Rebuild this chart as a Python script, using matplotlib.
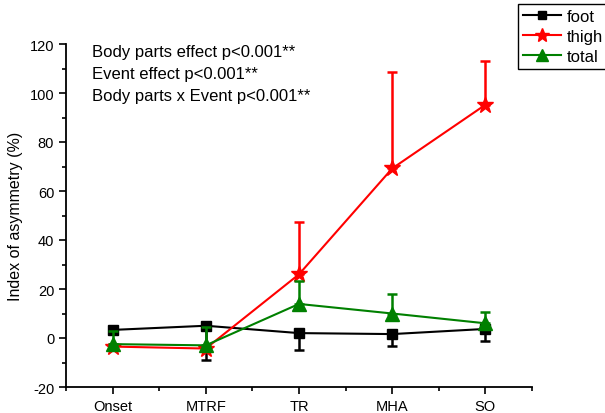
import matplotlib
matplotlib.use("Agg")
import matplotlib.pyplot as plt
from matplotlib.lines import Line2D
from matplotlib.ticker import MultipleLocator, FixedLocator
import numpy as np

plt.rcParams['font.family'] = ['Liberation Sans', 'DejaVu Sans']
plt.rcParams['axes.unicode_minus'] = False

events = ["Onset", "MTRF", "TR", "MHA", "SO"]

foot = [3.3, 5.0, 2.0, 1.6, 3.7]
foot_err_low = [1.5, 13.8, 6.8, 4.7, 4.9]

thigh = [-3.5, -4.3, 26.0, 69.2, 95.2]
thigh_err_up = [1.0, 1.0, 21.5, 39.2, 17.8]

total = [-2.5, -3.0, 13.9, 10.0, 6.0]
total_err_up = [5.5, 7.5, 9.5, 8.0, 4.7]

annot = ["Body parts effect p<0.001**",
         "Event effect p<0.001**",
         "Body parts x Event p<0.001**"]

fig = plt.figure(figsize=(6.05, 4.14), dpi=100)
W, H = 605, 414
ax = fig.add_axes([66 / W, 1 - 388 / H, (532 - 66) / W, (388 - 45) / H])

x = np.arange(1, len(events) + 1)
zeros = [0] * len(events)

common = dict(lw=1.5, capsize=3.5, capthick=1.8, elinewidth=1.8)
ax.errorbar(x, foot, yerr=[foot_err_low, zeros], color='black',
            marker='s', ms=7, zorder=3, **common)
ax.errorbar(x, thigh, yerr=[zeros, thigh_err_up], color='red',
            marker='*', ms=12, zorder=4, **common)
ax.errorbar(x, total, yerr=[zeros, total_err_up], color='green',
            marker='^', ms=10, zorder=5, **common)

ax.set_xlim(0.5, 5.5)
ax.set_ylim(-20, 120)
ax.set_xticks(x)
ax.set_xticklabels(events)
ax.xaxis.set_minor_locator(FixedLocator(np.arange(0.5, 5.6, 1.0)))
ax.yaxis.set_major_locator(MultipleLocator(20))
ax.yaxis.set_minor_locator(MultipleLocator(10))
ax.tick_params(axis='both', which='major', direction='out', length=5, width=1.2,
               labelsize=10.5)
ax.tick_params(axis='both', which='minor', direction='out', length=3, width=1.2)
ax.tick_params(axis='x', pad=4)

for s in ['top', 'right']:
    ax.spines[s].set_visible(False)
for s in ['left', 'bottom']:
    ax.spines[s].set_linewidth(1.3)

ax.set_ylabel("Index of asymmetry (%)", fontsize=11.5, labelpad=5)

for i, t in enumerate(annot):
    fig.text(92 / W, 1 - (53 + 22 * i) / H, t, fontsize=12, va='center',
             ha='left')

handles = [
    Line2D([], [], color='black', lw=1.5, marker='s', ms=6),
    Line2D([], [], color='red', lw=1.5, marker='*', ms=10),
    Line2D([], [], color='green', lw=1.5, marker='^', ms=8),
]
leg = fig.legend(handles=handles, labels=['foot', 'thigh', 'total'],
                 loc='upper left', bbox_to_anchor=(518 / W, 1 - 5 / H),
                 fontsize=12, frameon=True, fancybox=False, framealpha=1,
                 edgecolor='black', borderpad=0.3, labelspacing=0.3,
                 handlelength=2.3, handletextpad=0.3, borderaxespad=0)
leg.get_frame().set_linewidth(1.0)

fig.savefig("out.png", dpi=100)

++++++

* **DESCRIPTION OF THE TASK**: Restate, line by line and word for word, everything from the top of the material through the line that contains "import numpy as np". Leave pictures out.

* **RESULT OF THE TASK**:
Rebuild this chart as a Python script, using matplotlib.
import matplotlib
matplotlib.use("Agg")
import matplotlib.pyplot as plt
from matplotlib.lines import Line2D
from matplotlib.ticker import MultipleLocator, FixedLocator
import numpy as np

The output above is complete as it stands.